O mal-estar na civilização em tempos de pandemia

Sergio Gonzaga de Oliveira (*)
Abril-2020
A presença do novo coronavírus vem provocando um elevado estresse na maioria dos países por onde passa. As mortes no mundo já ultrapassam a casa das 150 mil pessoas e nada parece indicar que essa triste escalada vai ser contida no curto prazo. A dura experiência tem demonstrado que um Estado estruturado e eficiente é a principal arma de enfrentamento para esse tipo de crise. Isto certamente irá se refletir nos futuros debates sobre o papel do Estado no modelo político-econômico dominante, indicando em muitos casos a necessidade de fortalecimento das estruturas estatais em todos os países. Entretanto, na prática os caminhos possíveis não são tão simples. A humanidade atravessa um momento de sua evolução onde o sistema de produção capitalista e o desenvolvimento tecnológico têm desencadeado alguns fenômenos que tendem a fragilizar os Estados nacionais. Este é o tema principal de dois artigos escritos para este blog sob o título de “O mal-estar na civilização”. O primeiro foi postado em janeiro próximo passado e o segundo ainda não tinha sido publicado, embora tenha sido escrito antes da rápida evolução da pandemia. Como o leitor poderá verificar, suas observações são bastante atuais e merecem nossa atenção.
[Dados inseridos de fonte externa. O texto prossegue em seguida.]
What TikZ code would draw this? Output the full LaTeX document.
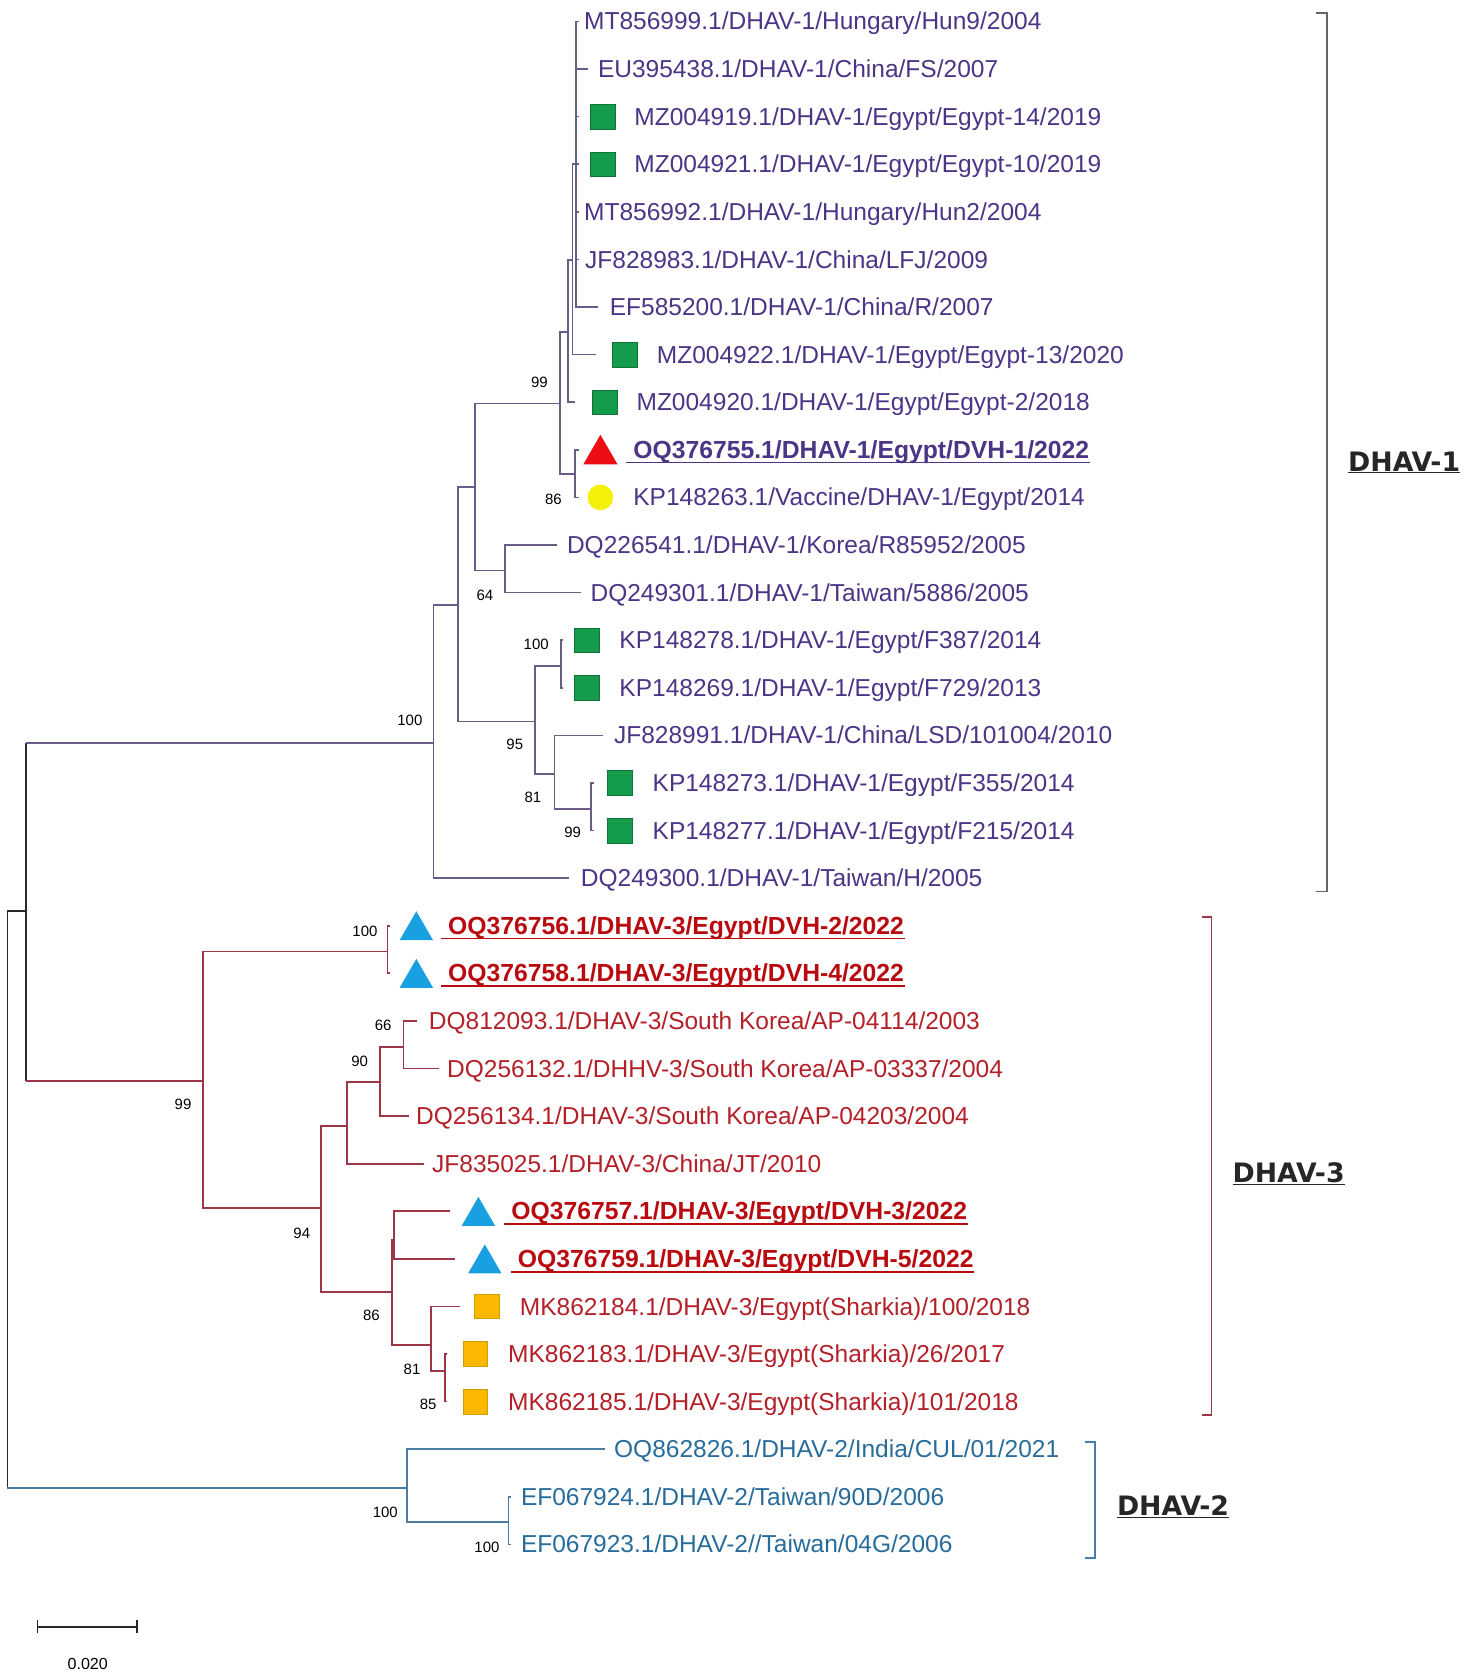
\documentclass[tikz,border=0pt]{standalone}
\usepackage{fontspec}
\setmainfont{Liberation Sans}
\newfontfamily\cladefont{DejaVu Sans}
\usetikzlibrary{shapes.geometric}
\definecolor{ptext}{RGB}{76,52,135}
\definecolor{pline}{RGB}{105,92,135}
\definecolor{rtext}{RGB}{180,32,40}
\definecolor{rbold}{RGB}{185,10,15}
\definecolor{rline}{RGB}{155,55,70}
\definecolor{btext}{RGB}{40,108,155}
\definecolor{bline}{RGB}{75,125,165}
\definecolor{gsq}{RGB}{20,155,75}
\definecolor{osq}{RGB}{250,185,0}
\definecolor{btri}{RGB}{25,160,225}
\definecolor{rtri}{RGB}{235,15,20}
\definecolor{ycirc}{RGB}{245,240,10}
\definecolor{dark}{RGB}{40,40,45}
\definecolor{brk}{RGB}{100,100,110}
\tikzset{
 taxon/.style={anchor=base west, inner sep=0, font=\fontsize{22.9}{26}\selectfont},
 btaxon/.style={taxon, font=\fontsize{23.1}{26}\selectfont\bfseries},
 boot/.style={inner sep=0, font=\fontsize{14}{16}\selectfont, text=black},
 gsquare/.style={rectangle, fill=gsq, draw=gsq!75!black, line width=0.6pt, minimum size=23pt, inner sep=0},
 osquare/.style={rectangle, fill=osq, draw=osq!85!black, line width=0.6pt, minimum size=23pt, inner sep=0},
 ycircle/.style={circle, fill=ycirc, minimum size=24pt, inner sep=0},
 rtriangle/.style={regular polygon, regular polygon sides=3, fill=rtri, minimum size=37pt, inner sep=0, yshift=-4.5pt},
 btriangle/.style={regular polygon, regular polygon sides=3, fill=btri, minimum size=36pt, inner sep=0, yshift=-4.5pt},
 cladelbl/.style={inner sep=0, font=\cladefont\bfseries\fontsize{25}{28}\selectfont, text=black!85},
 uline/.style={line width=1.6pt},
}
\newcommand{\tx}[6]{\node[#6,text=#4] (#1) at (#2,#3+8) {#5};}
\begin{document}
\begin{tikzpicture}[x=1pt,y=-1pt,line width=1.6pt]
\useasboundingbox (0,0) rectangle (1380,1569.7);
% ---------- leaf tips ----------
\coordinate (t1) at (541,20);
\coordinate (t2) at (549,64.5);
\coordinate (t3) at (541,108.9);
\coordinate (t4) at (541,153.4);
\coordinate (t5) at (541,197.9);
\coordinate (t6) at (541,242.4);
\coordinate (t7) at (559,286.8);
\coordinate (t8) at (557,331.3);
\coordinate (t9) at (537,375.8);
\coordinate (t10) at (541,420.2);
\coordinate (t11) at (541,464.7);
\coordinate (t12) at (520,509.2);
\coordinate (t13) at (543,553.6);
\coordinate (t14) at (526,598.1);
\coordinate (t15) at (526,642.6);
\coordinate (t16) at (563,687.1);
\coordinate (t17) at (555,731.5);
\coordinate (t18) at (555,776);
\coordinate (t19) at (532,820.5);
\coordinate (t20) at (364,864.9);
\coordinate (t21) at (364,909.4);
\coordinate (t22) at (390,953.9);
\coordinate (t23) at (410,998.3);
\coordinate (t24) at (382,1042.8);
\coordinate (t25) at (396,1087.3);
\coordinate (t26) at (420,1131.8);
\coordinate (t27) at (425,1176.2);
\coordinate (t28) at (430,1220.7);
\coordinate (t29) at (418,1265.2);
\coordinate (t30) at (418,1309.6);
\coordinate (t31) at (565,1354.1);
\coordinate (t32) at (477,1398.6);
\coordinate (t33) at (477,1443);
% ---------- internal nodes ----------
\coordinate (root) at (7,1120);
\coordinate (A) at (24,851);
\coordinate (N1) at (405,694);
\coordinate (B) at (428,565);
\coordinate (C) at (444,455);
\coordinate (E) at (472,533);
\coordinate (F) at (523,377);
\coordinate (G0) at (531,310);
\coordinate (G1) at (535,243);
\coordinate (G2) at (538,153);
\coordinate (H) at (537,443);
\coordinate (D) at (500,674);
\coordinate (I) at (524,622);
\coordinate (J) at (518,723);
\coordinate (K) at (552,756);
\coordinate (L) at (190,1010);
\coordinate (M) at (362,889);
\coordinate (N) at (300,1129);
\coordinate (O) at (324,1052);
\coordinate (P) at (355,1011);
\coordinate (Q) at (377,978);
\coordinate (R) at (366,1207);
\coordinate (S) at (368,1158);
\coordinate (T) at (403,1257);
\coordinate (U) at (416,1281);
\coordinate (V) at (380,1390);
\coordinate (W) at (475,1422);
% ---------- branches ----------
\draw[dark] (root |- A) -- (root |- V);
\draw[dark] (root |- A) -- (A);
\draw[bline] (root |- V) -- (V);
\draw[dark] (A |- N1) -- (A |- L);
\draw[pline] (A |- N1) -- (N1);
\draw[rline] (A |- L) -- (L);
\begin{scope}[pline]
\draw (N1) |- (B); \draw (N1) |- (t19);
\draw (B) |- (C); \draw (B) |- (D);
\draw (C) |- (F); \draw (C) |- (E);
\draw (E) |- (t12); \draw (E) |- (t13);
\draw (F) |- (G0); \draw (F) |- (H);
\draw (G0) |- (G1); \draw (G0) |- (t9);
\draw (G1) |- (G2); \draw (G1) |- (t8);
\foreach \i in {1,...,7} {\draw (G2) |- (t\i);}
\draw (H) |- (t10); \draw (H) |- (t11);
\draw (D) |- (I); \draw (D) |- (J);
\draw (I) |- (t14); \draw (I) |- (t15);
\draw (J) |- (t16); \draw (J) |- (K);
\draw (K) |- (t17); \draw (K) |- (t18);
\end{scope}
\begin{scope}[rline]
\draw (L) |- (M); \draw (L) |- (N);
\draw (M) |- (t20); \draw (M) |- (t21);
\draw (N) |- (O); \draw (N) |- (R);
\draw (O) |- (P); \draw (O) |- (t25);
\draw (P) |- (Q); \draw (P) |- (t24);
\draw (Q) |- (t22); \draw (Q) |- (t23);
\draw (R) |- (S); \draw (R) |- (T);
\draw (S) |- (t26); \draw (S) |- (t27);
\draw (T) |- (t28); \draw (T) |- (U);
\draw (U) |- (t29); \draw (U) |- (t30);
\end{scope}
\begin{scope}[bline]
\draw (V) |- (t31); \draw (V) |- (W);
\draw (W) |- (t32); \draw (W) |- (t33);
\end{scope}
% ---------- symbols ----------
\node[gsquare] (s3) at (563,108.9) {};
\node[gsquare] (s4) at (563,153.4) {};
\node[gsquare] (s8) at (584,331.3) {};
\node[gsquare] (s9) at (565,375.8) {};
\node[rtriangle] (s10) at (561,420.2) {};
\node[ycircle] (s11) at (561,464.7) {};
\node[gsquare] (s14) at (548,598.1) {};
\node[gsquare] (s15) at (548,642.6) {};
\node[gsquare] (s17) at (579,731.5) {};
\node[gsquare] (s18) at (579,776) {};
\node[btriangle] (s20) at (389,864.9) {};
\node[btriangle] (s21) at (389,909.4) {};
\node[btriangle] (s26) at (447,1131.8) {};
\node[btriangle] (s27) at (453,1176.2) {};
\node[osquare] (s28) at (455,1220.7) {};
\node[osquare] (s29) at (444,1265.2) {};
\node[osquare] (s30) at (444,1309.6) {};
% ---------- labels ----------
\tx{l1}{545}{20}{ptext}{MT856999.1/DHAV-1/Hungary/Hun9/2004}{taxon}
\tx{l2}{558}{64.5}{ptext}{EU395438.1/DHAV-1/China/FS/2007}{taxon}
\tx{l3}{592}{108.9}{ptext}{MZ004919.1/DHAV-1/Egypt/Egypt-14/2019}{taxon}
\tx{l4}{592}{153.4}{ptext}{MZ004921.1/DHAV-1/Egypt/Egypt-10/2019}{taxon}
\tx{l5}{545}{197.9}{ptext}{MT856992.1/DHAV-1/Hungary/Hun2/2004}{taxon}
\tx{l6}{546}{242.4}{ptext}{JF828983.1/DHAV-1/China/LFJ/2009}{taxon}
\tx{l7}{569}{286.8}{ptext}{EF585200.1/DHAV-1/China/R/2007}{taxon}
\tx{l8}{613}{331.3}{ptext}{MZ004922.1/DHAV-1/Egypt/Egypt-13/2020}{taxon}
\tx{l9}{594}{375.8}{ptext}{MZ004920.1/DHAV-1/Egypt/Egypt-2/2018}{taxon}
\tx{l10}{591}{420.2}{ptext}{OQ376755.1/DHAV-1/Egypt/DVH-1/2022}{btaxon}
\tx{l11}{591}{464.7}{ptext}{KP148263.1/Vaccine/DHAV-1/Egypt/2014}{taxon}
\tx{l12}{529}{509.2}{ptext}{DQ226541.1/DHAV-1/Korea/R85952/2005}{taxon}
\tx{l13}{551}{553.6}{ptext}{DQ249301.1/DHAV-1/Taiwan/5886/2005}{taxon}
\tx{l14}{578}{598.1}{ptext}{KP148278.1/DHAV-1/Egypt/F387/2014}{taxon}
\tx{l15}{578}{642.6}{ptext}{KP148269.1/DHAV-1/Egypt/F729/2013}{taxon}
\tx{l16}{573}{687.1}{ptext}{JF828991.1/DHAV-1/China/LSD/101004/2010}{taxon}
\tx{l17}{609}{731.5}{ptext}{KP148273.1/DHAV-1/Egypt/F355/2014}{taxon}
\tx{l18}{609}{776}{ptext}{KP148277.1/DHAV-1/Egypt/F215/2014}{taxon}
\tx{l19}{542}{820.5}{ptext}{DQ249300.1/DHAV-1/Taiwan/H/2005}{taxon}
\tx{l20}{418}{864.9}{rbold}{OQ376756.1/DHAV-3/Egypt/DVH-2/2022}{btaxon}
\tx{l21}{418}{909.4}{rbold}{OQ376758.1/DHAV-3/Egypt/DVH-4/2022}{btaxon}
\tx{l22}{400}{953.9}{rtext}{DQ812093.1/DHAV-3/South Korea/AP-04114/2003}{taxon}
\tx{l23}{417}{998.3}{rtext}{DQ256132.1/DHHV-3/South Korea/AP-03337/2004}{taxon}
\tx{l24}{388}{1042.8}{rtext}{DQ256134.1/DHAV-3/South Korea/AP-04203/2004}{taxon}
\tx{l25}{403}{1087.3}{rtext}{JF835025.1/DHAV-3/China/JT/2010}{taxon}
\tx{l26}{477}{1131.8}{rbold}{OQ376757.1/DHAV-3/Egypt/DVH-3/2022}{btaxon}
\tx{l27}{483}{1176.2}{rbold}{OQ376759.1/DHAV-3/Egypt/DVH-5/2022}{btaxon}
\tx{l28}{485}{1220.7}{rtext}{MK862184.1/DHAV-3/Egypt(Sharkia)/100/2018}{taxon}
\tx{l29}{474}{1265.2}{rtext}{MK862183.1/DHAV-3/Egypt(Sharkia)/26/2017}{taxon}
\tx{l30}{474}{1309.6}{rtext}{MK862185.1/DHAV-3/Egypt(Sharkia)/101/2018}{taxon}
\tx{l31}{573}{1354.1}{btext}{OQ862826.1/DHAV-2/India/CUL/01/2021}{taxon}
\tx{l32}{486}{1398.6}{btext}{EF067924.1/DHAV-2/Taiwan/90D/2006}{taxon}
\tx{l33}{486}{1443}{btext}{EF067923.1/DHAV-2//Taiwan/04G/2006}{taxon}
% underlines of the new isolates
\draw[uline,ptext] ([xshift=-6pt,yshift=-4pt]l10.base west) -- ([yshift=-4pt]l10.base east);
\foreach \n in {l20,l21,l26,l27}
 {\draw[uline,rbold] ([xshift=-6pt,yshift=-4pt]\n.base west) -- ([yshift=-4pt]\n.base east);}
% ---------- bootstrap values ----------
\node[boot] (b1) at (383,673) {100};
\node[boot] (b2) at (504,357) {99};
\node[boot] (b3) at (517,467) {86};
\node[boot] (b4) at (453,556) {64};
\node[boot] (b5) at (501,602) {100};
\node[boot] (b6) at (481,695) {95};
\node[boot] (b7) at (498,745) {81};
\node[boot] (b8) at (535,778) {99};
\node[boot] (b9) at (341,870) {100};
\node[boot] (b10) at (358,958) {66};
\node[boot] (b11) at (336,992) {90};
\node[boot] (b12) at (171,1032) {99};
\node[boot] (b13) at (282,1152) {94};
\node[boot] (b14) at (347,1229) {86};
\node[boot] (b15) at (385,1279) {81};
\node[boot] (b16) at (400,1312) {85};
\node[boot] (b17) at (360,1413) {100};
\node[boot] (b18) at (455,1446) {100};
% ---------- clade brackets ----------
\coordinate (k1a) at (1240,12); \coordinate (k1b) at (1240,833);
\draw[brk] ([xshift=-10pt]k1a) -- (k1a) -- (k1b) -- ([xshift=-10pt]k1b);
\node[cladelbl] (c1) at (1312,432) {\underline{DHAV-1}};
\coordinate (k3a) at (1132,857); \coordinate (k3b) at (1132,1322);
\draw[rline] ([xshift=-9pt]k3a) -- (k3a) -- (k3b) -- ([xshift=-9pt]k3b);
\node[cladelbl] (c3) at (1204,1097) {\underline{DHAV-3}};
\coordinate (k2a) at (1023,1347); \coordinate (k2b) at (1023,1456);
\draw[bline] ([xshift=-9pt]k2a) -- (k2a) -- (k2b) -- ([xshift=-9pt]k2b);
\node[cladelbl] (c2) at (1096,1408) {\underline{DHAV-2}};
% ---------- scale bar ----------
\coordinate (sa) at (35,1520); \coordinate (sb) at (128,1520);
\draw[dark] (sa) -- (sb);
\draw[dark] ([yshift=6pt]sa) -- ([yshift=-6pt]sa);
\draw[dark] ([yshift=6pt]sb) -- ([yshift=-6pt]sb);
\node[boot, font=\fontsize{15}{17}\selectfont] (sl) at (82,1555) {0.020};
\end{tikzpicture}
\end{document}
Segue-se o segundo artigo:
Hospital de campanha sendo montado

O mal estar na civilização (II)

No artigo anterior, postado em janeiro próximo passado, tomei emprestado de Freud a expressão “o mal-estar na civilização” para associá-la a uma crescente onda de rebeliões populares que se espalharam por várias partes do mundo; seguidas da ascensão de forças políticas radicais que não tinham, até então, expressão eleitoral significativa. Por conta disso, formulei a hipótese de que essa insatisfação generalizada tenha um fundamento comum. Seja o resultado de uma conjunção perversa entre a tendência histórica de concentração de renda, observada por pesquisas empíricas recentes, e alguns fenômenos econômicos, políticos, sociais e demográficos que têm dificultado ou até impedido as ações distributivas realizadas tradicionalmente através do Estado.


A concentração de renda

Com relação à concentração de renda, relatei que alguns pesquisadores mostraram que a liberação das forças de mercado, como querem algumas escolas do pensamento econômico, levam com muita frequencia à concentração de renda. O trabalho mais conhecido é o de Thomas Piketty descrito em seu livro “O Capital no Século XXI” (1). Mais recentemente, Òscar Jordà, professor e pesquisador da Universidade da Califórnia publicou no conceituado The Quarterly Journal of Economics da Universidade de Oxford (2) os resultados de mais uma pesquisa confirmando o trabalho de Piketty. Esses acadêmicos constataram, no longo período analisado, uma diferença muito significativa entre a taxa média de retorno do capital e a taxa média de crescimento das principais economias do planeta, confirmando a tendência histórica de concentração da renda no sistema de produção capitalista.
A consciência de que algo grave está acontecendo em relação a essa concentração é tão forte que já extrapolou os alertas insistentes das organizações de esquerda. Exemplos marcantes, mas não únicos, são as declarações do mega investidor Warren Buffett informando, em tom crítico, que pagava menos impostos que sua secretária. Mais ainda, um blockbuster como o Coringa, de Todd Phillips, coloca no centro da trama a transformação do palhaço em um símbolo dos protestos dos excluídos de Gotham City contra a elite rica e predatória da cidade. Entre os bilionários americanos, no cinema de Hollywood ou nas redes sociais, cresce a constatação de que a conjunção histórica que reuniu a democracia representativa e o sistema de produção capitalista se aproxima de um ponto crítico. Muito provavelmente, devido à maior circulação de informações, a população, cada vez mais, percebe que o crescimento econômico favorece sistematicamente às camadas superiores da estratificação de renda. O descontentamento e as tensões na sociedade humana aumentam.
Mas isso não é tudo. Os caminhos tradicionais para promover o desenvolvimento econômico ou forçar a distribuição de renda parecem ser obstruídos por diversos fenômenos que evoluíram com as mutações tecnológicas das últimas décadas. Essas transformações fragilizam o Estado, ao mesmo tempo em que aumentam os custos e dispêndios necessários para manter o bem estar social.